Cite as: (2005) 79(7) LIJ, p. 50

Failure to follow the necessary processes for having documents recognised internationally can result in rejection of the documents, a waste of time and unnecessary cost.

By Professor Phillip Hamilton

Lawyers involved in international transactions with countries which are neither English-speaking nor common law jurisdictions quickly discover that there are major differences in legal institutions. In Australia, for example, we are accustomed to taking evidence on affidavit, and to verifying documents by direct certificates of institutions and corporations. Most of the world – in both area and population, if not in the bulk of commercial transactions – operates quite differently.

Civil law countries

The civil law countries are those which derive their legal systems from a civil code. France set the seal on civil law in the early 19th century, followed by Germany and the rest of Europe. Since then, the French and German civil codes have been exported to numerous countries in Africa, Asia, virtually the whole of South America, the French portions of Canada, Louisiana, Japan, Turkey and China.

The civil law notariate

In all civil law countries, the function of verification, authentication and record-keeping is performed by notaries. In the old civil law countries such as France, Germany and Spain, admission to the office of notary is extremely competitive. In Germany, for example, while the top 10 per cent of graduates may be eligible for appointment as judges, only the top 5 per cent are eligible for admission to the further studies required to qualify as notaries. Even after passing the final examinations (which are in the nature of a higher degree), a position may not be open because the numbers are strictly controlled. Once installed, however, their fees are legendary, as is their aloofness.
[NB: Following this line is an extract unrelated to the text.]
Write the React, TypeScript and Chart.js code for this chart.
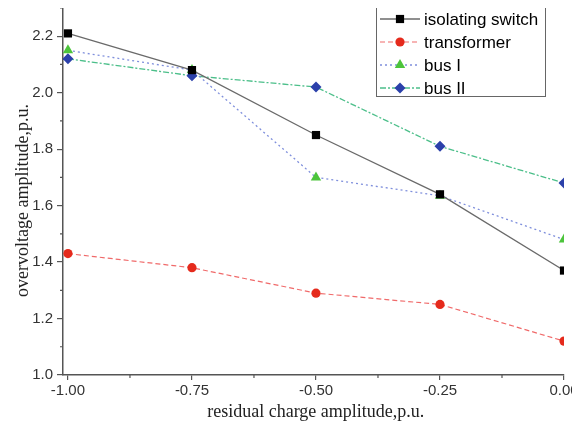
import React, { useEffect, useRef } from "react";
import { Chart, registerables } from "chart.js";

Chart.register(...registerables);

const xValues = [-1.0, -0.75, -0.5, -0.25, 0.0];
const isolatingSwitch = [2.21, 2.08, 1.85, 1.64, 1.37];
const transformer = [1.43, 1.38, 1.29, 1.25, 1.12];
const busI = [2.15, 2.08, 1.7, 1.635, 1.48];
const busII = [2.12, 2.06, 2.02, 1.81, 1.68];
const seriesNames = ["isolating switch", "transformer", "bus I", "bus II"];
const xTicks = [-1.0, -0.75, -0.5, -0.25, 0.0];
const xMinorTicks = [-0.875, -0.625, -0.375, -0.125];
const yTicks = [1.0, 1.2, 1.4, 1.6, 1.8, 2.0, 2.2];
const yMinorTicks = [1.1, 1.3, 1.5, 1.7, 1.9, 2.1, 2.3];

const AXIS = "#555";
const SANS = "Arial, 'Liberation Sans', sans-serif";
const SERIF = "'Times New Roman', 'Liberation Serif', serif";

function drawMarker(ctx: CanvasRenderingContext2D, style: string, x: number, y: number, r: number, fill: string) {
  ctx.save();
  ctx.fillStyle = fill;
  ctx.beginPath();
  if (style === "rect") {
    const s = r * Math.SQRT1_2;
    ctx.rect(x - s, y - s, 2 * s, 2 * s);
  } else if (style === "circle") {
    ctx.arc(x, y, r, 0, Math.PI * 2);
  } else if (style === "triangle") {
    ctx.moveTo(x, y - r);
    ctx.lineTo(x + r * Math.cos(Math.PI / 6), y + r * 0.5);
    ctx.lineTo(x - r * Math.cos(Math.PI / 6), y + r * 0.5);
    ctx.closePath();
  } else {
    ctx.moveTo(x - r, y);
    ctx.lineTo(x, y - r);
    ctx.lineTo(x + r, y);
    ctx.lineTo(x, y + r);
    ctx.closePath();
  }
  ctx.fill();
  ctx.restore();
}

const minorTicksPlugin = {
  id: "minorTicks",
  afterDraw(chart: any) {
    const ctx = chart.ctx;
    const xs = chart.scales.x;
    const ys = chart.scales.y;
    ctx.save();
    ctx.strokeStyle = AXIS;
    ctx.lineWidth = 1.2;
    ctx.beginPath();
    for (const v of xMinorTicks) {
      const px = xs.getPixelForValue(v);
      ctx.moveTo(px, chart.chartArea.bottom);
      ctx.lineTo(px, chart.chartArea.bottom + 3);
    }
    for (const v of yMinorTicks) {
      const py = ys.getPixelForValue(v);
      ctx.moveTo(chart.chartArea.left, py);
      ctx.lineTo(chart.chartArea.left - 3, py);
    }
    ctx.stroke();
    ctx.restore();
  },
};

const legendPlugin = {
  id: "boxLegend",
  afterDraw(chart: any) {
    const ctx = chart.ctx;
    const bx = 376, by = 6, bw = 169, bh = 90;
    ctx.save();
    ctx.fillStyle = "#fff";
    ctx.fillRect(bx, by, bw, bh);
    ctx.strokeStyle = "#666";
    ctx.lineWidth = 1;
    ctx.strokeRect(bx + 0.5, by + 0.5, bw, bh);
    chart.data.datasets.forEach((ds: any, i: number) => {
      const y = by + 13 + i * 23;
      ctx.save();
      ctx.strokeStyle = ds.borderColor;
      ctx.lineWidth = ds.borderWidth;
      ctx.setLineDash(ds.borderDash || []);
      ctx.beginPath();
      ctx.moveTo(bx + 4, y);
      ctx.lineTo(bx + 44, y);
      ctx.stroke();
      ctx.restore();
      drawMarker(ctx, ds.pointStyle, bx + 24, y, ds.pointRadius, ds.pointBackgroundColor);
      ctx.fillStyle = "#000";
      ctx.font = `17px ${SANS}`;
      ctx.textBaseline = "middle";
      ctx.textAlign = "left";
      ctx.fillText(ds.label, bx + 48, y + 1);
    });
    ctx.restore();
  },
};

export default function App() {
  const ref = useRef<HTMLCanvasElement | null>(null);

  useEffect(() => {
    if (!ref.current) return;
    const mk = (data: number[]) => xValues.map((x, i) => ({ x, y: data[i] }));
    const chart = new Chart(ref.current, {
      type: "line",
      data: {
        datasets: [
          {
            label: seriesNames[0],
            data: mk(isolatingSwitch),
            borderColor: "#6a6a6a",
            borderWidth: 1.3,
            borderDash: [],
            pointStyle: "rect",
            pointRadius: 5.8,
            pointBackgroundColor: "#000",
            pointBorderWidth: 0,
            pointBorderColor: "#000",
          },
          {
            label: seriesNames[1],
            data: mk(transformer),
            borderColor: "#f06a6a",
            borderWidth: 1.2,
            borderDash: [5, 3],
            pointStyle: "circle",
            pointRadius: 4.6,
            pointBackgroundColor: "#e52a1c",
            pointBorderWidth: 0,
            pointBorderColor: "#e52a1c",
          },
          {
            label: seriesNames[2],
            data: mk(busI),
            borderColor: "#7f8fdc",
            borderWidth: 1.3,
            borderDash: [2, 3],
            pointStyle: "triangle",
            pointRadius: 6,
            pointBackgroundColor: "#4cc43c",
            pointBorderWidth: 0,
            pointBorderColor: "#4cc43c",
          },
          {
            label: seriesNames[3],
            data: mk(busII),
            borderColor: "#4cbf8a",
            borderWidth: 1.3,
            borderDash: [6, 2, 2, 2],
            pointStyle: "rectRot",
            pointRadius: 5.5,
            pointBackgroundColor: "#2b40aa",
            pointBorderWidth: 0,
            pointBorderColor: "#2b40aa",
          },
        ],
      },
      options: {
        animation: false,
        responsive: false,
        layout: { padding: { top: 8, left: 0, right: 16, bottom: 0 } },
        plugins: { legend: { display: false }, tooltip: { enabled: false } },
        scales: {
          x: {
            type: "linear",
            min: -1.01,
            max: 0,
            afterBuildTicks: (s: any) => {
              s.ticks = xTicks.map((v) => ({ value: v }));
            },
            afterFit: (s: any) => {
              s.height = 56;
              s.paddingRight = 0;
              s.paddingLeft = 0;
            },
            ticks: {
              callback: (v: any) => Number(v).toFixed(2),
              font: { family: SANS, size: 15 },
              color: "#333",
              padding: 2,
              maxRotation: 0,
            },
            grid: { drawOnChartArea: false, drawTicks: true, tickLength: 5, color: AXIS, lineWidth: 1.2 },
            border: { display: true, color: AXIS, width: 1.5 },
            title: {
              display: true,
              text: " residual charge amplitude,p.u.",
              font: { family: SERIF, size: 18 },
              color: "#222",
              padding: { top: 0, bottom: 8 },
            },
          },
          y: {
            type: "linear",
            min: 1.0,
            max: 2.3,
            afterBuildTicks: (s: any) => {
              s.ticks = yTicks.map((v) => ({ value: v }));
            },
            afterFit: (s: any) => {
              s.width = 63;
              s.paddingTop = 0;
              s.paddingBottom = 0;
            },
            ticks: {
              callback: (v: any) => Number(v).toFixed(1),
              font: { family: SANS, size: 15 },
              color: "#333",
              padding: 4,
            },
            grid: { drawOnChartArea: false, drawTicks: true, tickLength: 6, color: AXIS, lineWidth: 1.2 },
            border: { display: true, color: AXIS, width: 1.5 },
            title: {
              display: true,
              text: "overvoltage amplitude,p.u.    ",
              font: { family: SERIF, size: 18 },
              color: "#222",
              padding: { top: 12, bottom: 0 },
            },
          },
        },
      },
      plugins: [minorTicksPlugin, legendPlugin],
    });
    return () => chart.destroy();
  }, []);

  return (
    <div style={{ margin: -8, width: 580, height: 431, overflow: "hidden" }}>
      <canvas ref={ref} width={580} height={431} style={{ display: "block" }} />
    </div>
  );
}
The role of notaries is to authenticate documents, to certify copy documents for use in commercial transactions, and to certify the fact of the appearance of the transacting parties before them. Notaries also conduct conveyancing business and incorporate ”.

The common law notariate

Notaries public in English-speaking countries where the notary’s role is taken seriously have similar functions to civil law notaries. This does not include notaries public in the US, because there (with the exception of Louisiana which has civil law notaries) there is no requirement that “notaries public” have any legal qualifications. Alabama and Florida, recognising the commercial need for legally qualified notaries in international transactions, have created a new category of “civil law notaries”, who must also be members of the state Bar.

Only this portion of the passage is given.